Il eut pour demi-frère Louis François Véronèse, dit le chevalier , puis le comte de Vauréal,  fils de Marie –Anne Véronèse et de Louis François de Bourbon- Conti Ier,  né à Paris  en 1761 et mort à Melun en 1785. Sa veuve, la comtesse de Vauréal, nous intéresse, parce que Madame Ducassé (op. cit. p.146) a découvert une lettre de Richemont de 1842, dans laquelle il adresse ses amitiés à « Madame la Comtesse de Vauréal ainsi qu’à sa famille », à sa demi- belle- sœur, ce qui confirme l’identité du baron. J’ai consacré un blog à sa demi-sœur, Stéphanie de Montcairzin.  
L’origine du pseudonyme Richemont.
D’abord, Richemont est l’anagramme des noms du père et de la mère du Baron,  Conti et Brimont , en ajoutant l’anagramme de son marquisat de Rémo (ville).  Parmi les autres origines possibles de son  pseudonyme, citons le fait qu’à la mort de Jeanne d’Arc c’est le colonel de Richemont qui reprit le flambeau contre les Anglais, comme le baron estimait qu’il le faisait contre la monarchie de Juillet : le prince de Bourbon-Conti d’ailleurs était lui-même colonel et il est intervenu  sous le nom du  colonel Julien à Lyon où il excita les canuts révoltés,
  Autre allusion historique dans le pseudonyme de Richemont : Henry Tudor, duc de Richmond chassa l’usurpateur Richard III qui avait assassiné ses neveux pour régner à leur place et pour ravir leur fortune.

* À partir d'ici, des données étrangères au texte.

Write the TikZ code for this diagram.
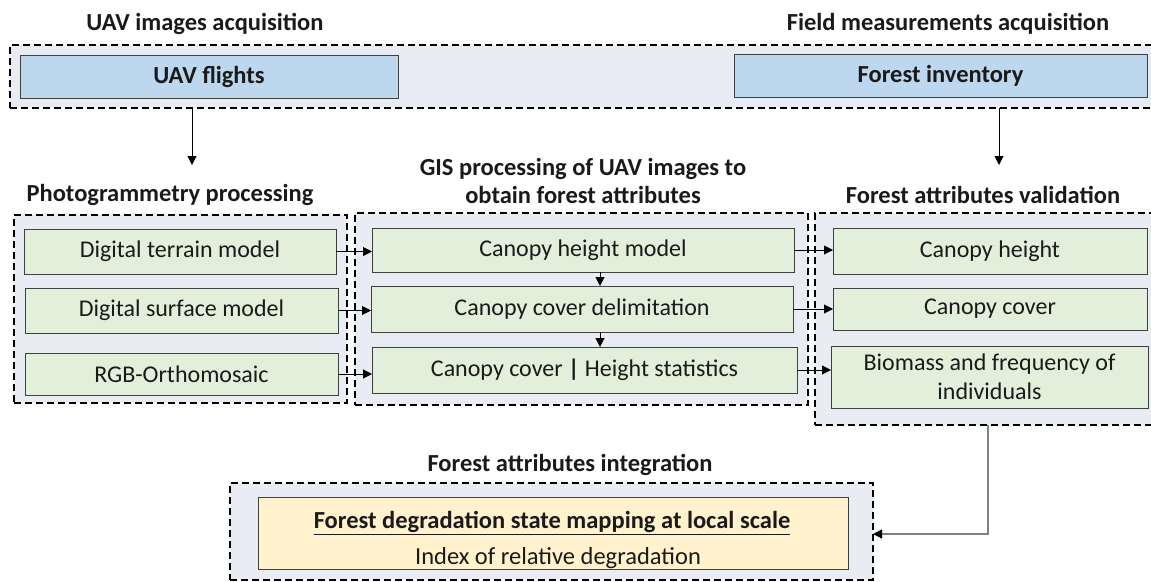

Comment entendre cette allusion ? Je crois qu’il s’agit d’une allusion à Madame Royale, Marie-Thérèse, duchesse d’Angoulême,   héritière des grandes richesses de ses parents, fortune que son oncle Louis XVIII convoitait. Voir mon blog sur la sœur de Louis XVII.

L’édifiant  pseudonyme du baron pour les intimes : o.
Il s’agit de l’hymne antiphonique : O Virgo virginum, ô vierge des vierges ! que l’on chantait pendant les sept jours qui précédaient Noël. Notre-dame du O se célébrait autrefois le 18 décembre.  C’était la fête de l’Expectatio Partus Beatae Virginis Mariae (l’attente de l’accouchement de la bienheureuse Vierge Marie).Ce pseudonyme montre la ferveur sincère du baron.  

Les mobiles de Richemont et son appartenance à une société secrète  initiatique de la Restauration, qui avait pour but la restauration de l’ordre monarchique d’avant 1789, les Chevaliers de la Foi.
 Les membres de la société secrète des Chevaliers de la Foi, procédant d’une autre société secrète,  la Congrégation, hiérarchisée à l’exemple de la franc-maçonnerie et  étudiée par le Père Guillaume de Bertier de Sauvigny, étaient des intégristes catholiques et le baron de Richemont en fait partie. C’est cette appartenance qui permet au  baron de Richemont  d’être  reçu en audience privée par le pape à Gaëte ; c’est elle aussi qui explique que le baron s’intéresse aux apparitions de la Salette.  Le baron  et ses associés étaient  gênés  par ses yeux marron et non pas bleus comme ceux du Dauphin qui les tenait  de Marie- Antoinette. Aussi ont-ils l’ingénuité mystique  de demander à Dieu un miracle pour changer la couleur des yeux du baron ! Houzelot , cité par Madame Ducassé, op. cit, . p.177, écrit à l’abbé Veyron à propos d’un pèlerinage à la Salette : « Il a été convenu qu’une neuvaine sera faite à Notre Dame de la Salette pour lui demander d’accorder trois choses à O (pseudonyme du baron) :
1) qu’elle lui remette les yeux dans leur état naturel… ;
3) qu’elle lui accorde également toutes les grâces nécessaires afin qu’il puisse remplir la mission qui lui a été confiée [détrôner l’usurpateur Louis-Philippe] ;
P. S. Quant au premier motif de la neuvaine, c’est entre nous. Il ne faut nullement parler des yeux à personne. Il faut expliquer le premier motif de manière qu’il ne soit pas intelligible car certains en tireraient un mauvais parti, ne comprenant pas qu’il y a quelque chose de mystérieux dans ce phénomène ».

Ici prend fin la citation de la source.